So they say to this guy Jorge Mario Bergoglio, “Hey, dude, we want you to be the leader of a billion-person organization, but you need to change your name” and he says “Uh, OK, some other popes used Francis; I guess I’ll use that one.”
Really, George?
It’s like if my name were Robert and I decided to change my name to Derek. People would say, “Oh yeah, you’re so cool, changing your name from one millions of people use to a name millions of other people use.” And while they were saying it, they would kind of purse their lips and use that tone of voice just on the edge of straight and sarcastic. Not sarcastic enough so you can call them out on it, but enough so you KNOW they respect you slightly less than the leftover sugar that didn’t dissolve in your coffee.
But you look at a baller like Metta World Peace…now he had the right idea.
Elect me as pope, and guaranteed I’ll drag the Catholic church out of the 13th century and into the 20th.
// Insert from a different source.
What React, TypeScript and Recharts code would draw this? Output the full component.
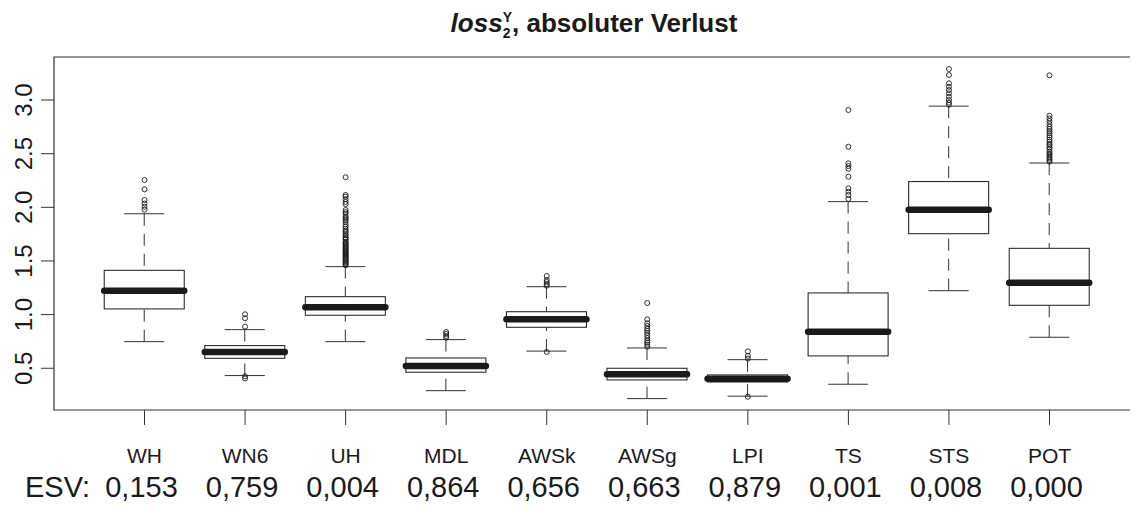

For starters, giving myself a cool name, like Pope Space Ghost or Pope Spider-man. Someone cool. 4chan and Reddit would completely blow up! And they’d talk about how maybe this new pope isn’t a child molester or Nazi sympathizer for a change.
And if those cardinals give me flak for my sweet new name, all I gotta say is “I’m the damn POPE; I’m infallible, mortal scum!” And they won’t even be able to call me out for using the minor swear word “damn”, because I would have said it in Latin.